XHOP-FM
- Villahermosa, Tabasco, Mexico; Mexico;
- Frequency: 96.5 MHz
- Branding: Vox

Programming
- Format: Adult contemporary
- Affiliations: Radiópolis

Ownership
- Owner: Grupo Radio Cañón; (Radio Cañón, S.A. de C.V.);
- Sister stations: XHSAT-FM XHKV-FM

History
- First air date: August 30, 1979 (concession)

Technical information
- Class: B
- ERP: 50.05 kW

Links
- Webcast: Listen live
- Website: radiocanion.com.mx

= XHOP-FM =

Radio station in Villahermosa, Tabasco, Mexico

XHOP-FM is a radio station in Mexico based in Villahermosa, Tabasco on 96.5 MHz.
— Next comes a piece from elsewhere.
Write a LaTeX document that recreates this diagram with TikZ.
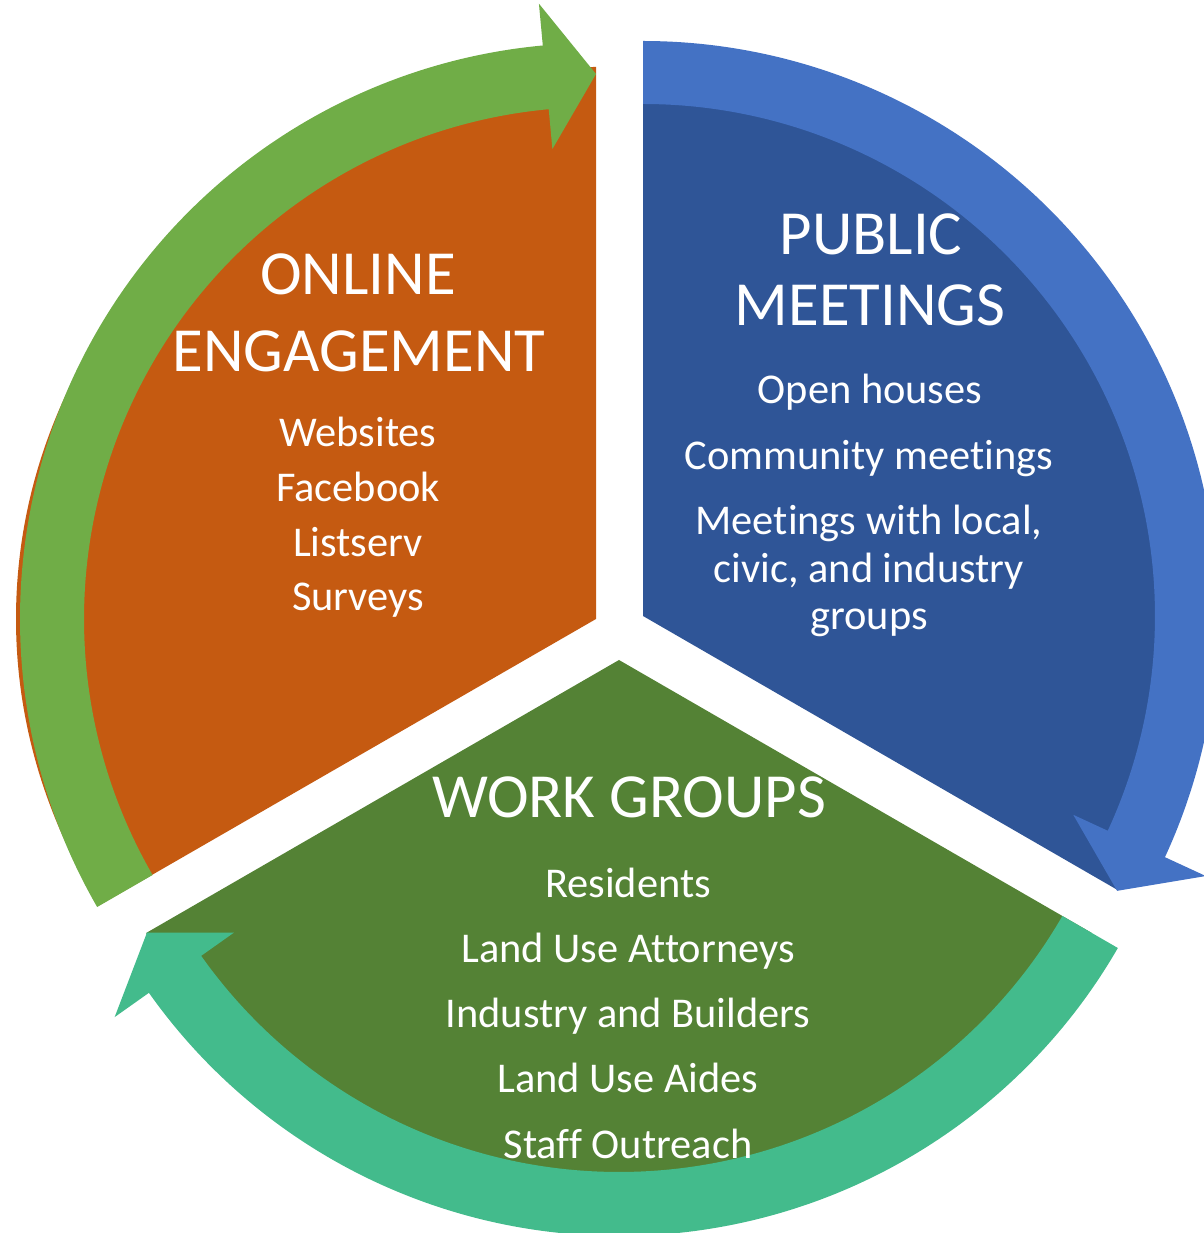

The station is owned by Grupo Radio Cañón, with Adult contemporary music format.

==History==

Logo used 2017-2023 with the Amor format

XHOP received its concession on August 30, 1979. It was owned by Salvador García de los Santos and broadcast with 39 kW ERP.

The station was sold to Radio XHOP-FM, S.A. de C.V., in the 1990s, and to Radio Integral (the primary concessionaire for Grupo ACIR) in 2000.

Amor ran on XHOP until December 14, 2023, when Grupo ACIR dropped its formats from the cluster it ran in the market.